Bryan has also recently had a cold, but he’s just shrugged it off; he’s 11 and didn’t have a single symptom either time he had covid, so I suspect his constitution could shrug off the loss of a limb.
Neither of us are very sickly people; Bryan is a very empathetic young man, so he is respectful when people aren’t well, but he also then quickly moves on – I got a “Oh, that’s a shame” when I told him I’d got a cold, and then he wandered off to find his mobile phone, so that was the end of the sympathy card.
Bryan and I have been having some conversations about screen time recently; at bed time, we read together and then he has the choice to have another half an hour to just chill out in his room. Within reason, he can choose what to do – listen to music or a story through his Alexa, or read, or practice some of his magic tricks.
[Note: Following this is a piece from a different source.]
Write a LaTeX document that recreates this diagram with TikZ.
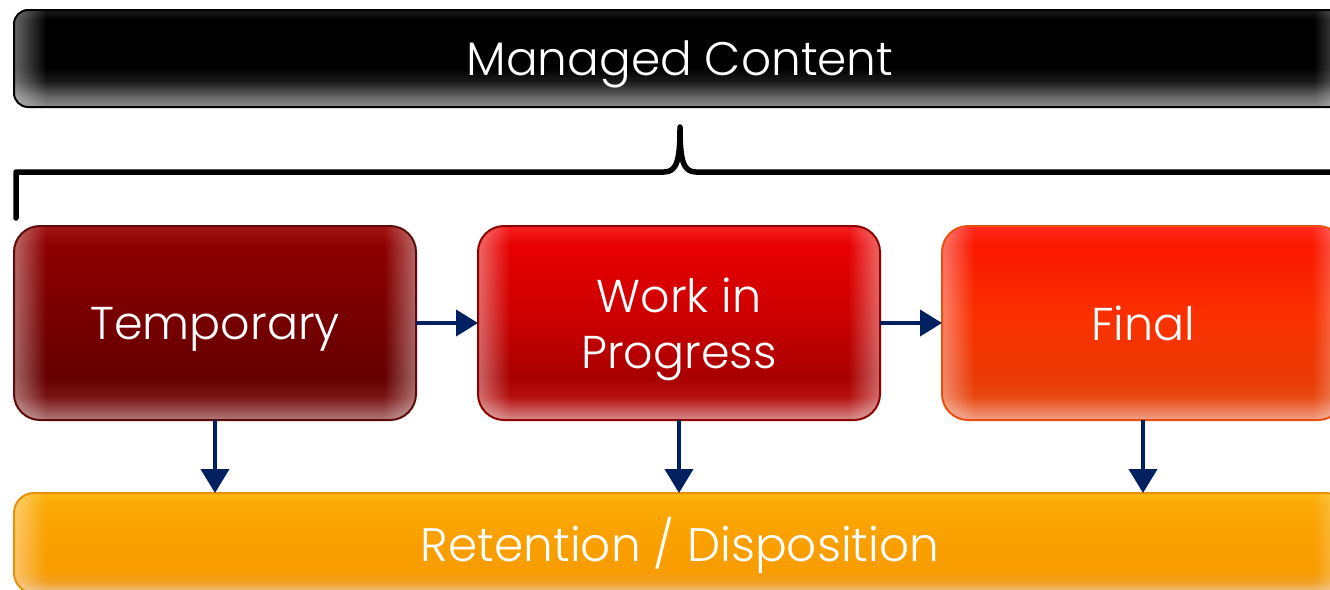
\documentclass[tikz,border=0pt]{standalone}
\usepackage{fontspec}
\setmainfont{Poppins}[UprightFont=* Light]
\usetikzlibrary{arrows.meta,fadings,calc}

% palette
\definecolor{navy}{HTML}{002060}
% black title bar
\definecolor{bkA}{HTML}{8A8A8A}\definecolor{bkB}{HTML}{6A6A6A}\definecolor{bkC}{HTML}{1C1C1C}
\definecolor{bkD}{HTML}{000000}\definecolor{bkE}{HTML}{000000}\definecolor{bkF}{HTML}{1A1A1A}
% dark red
\definecolor{tmA}{HTML}{B07A7A}\definecolor{tmB}{HTML}{7A1515}\definecolor{tmC}{HTML}{650000}
\definecolor{tmD}{HTML}{780000}\definecolor{tmE}{HTML}{8C0000}\definecolor{tmF}{HTML}{A31515}
\definecolor{tmLine}{HTML}{5E0A0A}
% red
\definecolor{wpA}{HTML}{D88A8A}\definecolor{wpB}{HTML}{B51010}\definecolor{wpC}{HTML}{A80000}
\definecolor{wpD}{HTML}{CC0000}\definecolor{wpE}{HTML}{E80000}\definecolor{wpF}{HTML}{F52020}
\definecolor{wpLine}{HTML}{8C0000}
% orange red
\definecolor{fnA}{HTML}{F0A088}\definecolor{fnB}{HTML}{E84810}\definecolor{fnC}{HTML}{EA3A05}
\definecolor{fnD}{HTML}{FA3000}\definecolor{fnE}{HTML}{FA1800}\definecolor{fnF}{HTML}{FF2A20}
\definecolor{fnLine}{HTML}{E85010}
% amber
\definecolor{rtA}{HTML}{ECC080}\definecolor{rtB}{HTML}{F2A020}\definecolor{rtC}{HTML}{F89C00}
\definecolor{rtD}{HTML}{FAA000}\definecolor{rtE}{HTML}{FBAA05}\definecolor{rtF}{HTML}{FBB810}
\definecolor{rtLine}{HTML}{E8900A}

% glossy vertical shading: path box spans 25bp (bottom) .. 75bp (top)
\newcommand\glossshading[7]{%
  \pgfdeclareverticalshading{#1}{100bp}{color(0bp)=(#2); color(25bp)=(#2);
    color(31bp)=(#3); color(36bp)=(#4); color(52bp)=(#5); color(70bp)=(#6);
    color(75bp)=(#7); color(100bp)=(#7)}}
\glossshading{tmShade}{tmA}{tmB}{tmC}{tmD}{tmE}{tmF}
\glossshading{wpShade}{wpA}{wpB}{wpC}{wpD}{wpE}{wpF}
\glossshading{fnShade}{fnA}{fnB}{fnC}{fnD}{fnE}{fnF}
\glossshading{rtShade}{rtA}{rtB}{rtC}{rtD}{rtE}{rtF}
\pgfdeclareverticalshading{bkShade}{100bp}{color(0bp)=(bkA); color(25bp)=(bkA);
  color(30bp)=(bkB); color(38bp)=(bkC); color(45bp)=(bkD); color(70bp)=(bkE);
  color(75bp)=(bkF); color(100bp)=(bkF)}

\tikzfading[name=glowL, left color=transparent!60, right color=transparent!100]
\tikzfading[name=glowR, left color=transparent!100, right color=transparent!60]

\tikzset{
  glossbox/.style={shade, rounded corners=#1, inner sep=0pt, outer sep=0pt,
    text=white, align=center, text depth=0pt},
  glossbox/.default=26pt,
  stagebox/.style={glossbox, minimum width=402pt, minimum height=194pt,
    font=\fontsize{46}{56}\selectfont},
  flow/.style={navy, line width=4pt, -{Triangle[length=24pt,width=28pt]}},
  hflow/.style={navy, line width=4pt, -{Triangle[length=22pt,width=26pt]}},
  brace/.style={line width=5.5pt, line cap=round, line join=round}
}

% soft light edges on both sides, then the outline
\newcommand\sheen[3]{%
  \begin{scope}
    \clip[rounded corners=#2] (#1.north west) rectangle (#1.south east);
    \fill[white, path fading=glowL] (#1.north west) rectangle ([xshift=32pt]#1.south west);
    \fill[white, path fading=glowR] ([xshift=-32pt]#1.north east) rectangle (#1.south east);
  \end{scope}
  \draw[#3, line width=2pt, rounded corners=#2] (#1.north west) rectangle (#1.south east);}

\begin{document}
\begin{tikzpicture}[x=1pt, y=-1pt]
\useasboundingbox (0,0) rectangle (1330,589);
\clip (0,0) rectangle (1330,589);

% title bar
\node[glossbox=14pt, shading=bkShade, minimum width=1332pt, minimum height=97pt,
      font=\fontsize{47}{56}\selectfont] (managed) at (680,58.5) {Managed Content};
\sheen{managed}{14pt}{black}

% brace under the title
\draw[brace] (16,218) -- (16,172) -- (664,172)
  .. controls (677,172) and (680,160) .. (680,127)
  .. controls (680,160) and (683,172) .. (696,172) -- (1344,172) -- (1344,218);

% stages
\node[stagebox, shading=tmShade] (temp) at (215,323) {Temporary};
\sheen{temp}{26pt}{tmLine}
\node[stagebox, shading=wpShade] (wip) at (679,323) {Work in\\Progress};
\sheen{wip}{26pt}{wpLine}
\node[stagebox, shading=fnShade] (final) at (1143,323) {Final};
\sheen{final}{26pt}{fnLine}

% retention bar
\node[glossbox=20pt, shading=rtShade, minimum width=1332pt, minimum height=100pt,
      font=\fontsize{47}{56}\selectfont, text depth=8pt] (ret) at (680,543) {Retention / Disposition};
\sheen{ret}{20pt}{rtLine}

% flow between stages
\draw[hflow] (temp.east) -- (wip.west);
\draw[hflow] (wip.east) -- (final.west);
\draw[flow] (temp.south) -- (temp.south |- ret.north);
\draw[flow] (wip.south) -- (wip.south |- ret.north);
\draw[flow] (final.south) -- (final.south |- ret.north);
\end{tikzpicture}
\end{document}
The only thing he can’t do, however, is use a screen. I want to give him the chance to rest his eyes away from his tablet, his phone, or the TV, and I also want to gently remind him that there are other ways to entertain himself than just the allure of that screen.
He’s been a bit resistant to that message in the last few days – not massively, but just a gentle push to see if I’ll budge, so we had a little chat the other night to just re-establish some boundaries. As he grows up and his bedtime gets later, he’ll get more opportunities for screen time and other hobbies, so this is a good chance for him to learn what does and doesn’t interest him. He seemed to accept it with only a small sag of his shoulders, so I was relieved about that.
Being a parent is so often a juggling act; how strict or permissive do I get in a particular situation? I look back and strongly suspect that there have been occasions when I have failed to get the balance exactly right, and perhaps even forgotten my sense of humour on a couple of occasions, but I hope that I’ve got the balance right more often than not. Bryan will give me pretty accurate feedback on that one way or another, I’m sure of it, and I need to make sure I listen to that; I want him to listen to my advice, but if I’m going to be talking to him in a way he resents, then I’m getting it wrong. I don’t think I’m doing that, however, and I’m comfortable with our relationship.
That said, he’s obviously confident enough in our relationship that he is pulling away to explore his own personality more, and that’s entirely right and fair. He walks to school and home again entirely by himself now – except when I meet him to go into town for haircuts, and that’s one day a month too much for him right now – and I suspect there’ll be a time when he meets friends along the way. He enjoys the privilege of being able to get that freedom, and I enjoy seeing him growing up. I do have to remember that he is growing up and that I shouldn’t micro-manage everything; he deserves the opportunity to have that freedom, and I need to be there if there is a problem.
By the by, we’re doing a sponsored walk in a couple of weeks for a children’s charity here in Kent, Caldecott Foundation; it’ll just be the two of us walking round the coast of Margate and Broadstairs – and, if Bryan can cope, into Ramsgate as well. I’ll leave my just giving page here in case you wanted to contribute; https://www.justgiving.com/fundraising/matthewbryanmunson
We succeeded in doing the Pilgrim’s Hospice Colour Run last weekend; I think Bryan was caught off-guard by the 5km walk being hard enough, and a run would have been too much right now – some training would be needed first before he felt comfortable with that. It was lovely to see events like this happening again after covid paused our lives, and it’s brilliant to be active and spending time with my amazing son.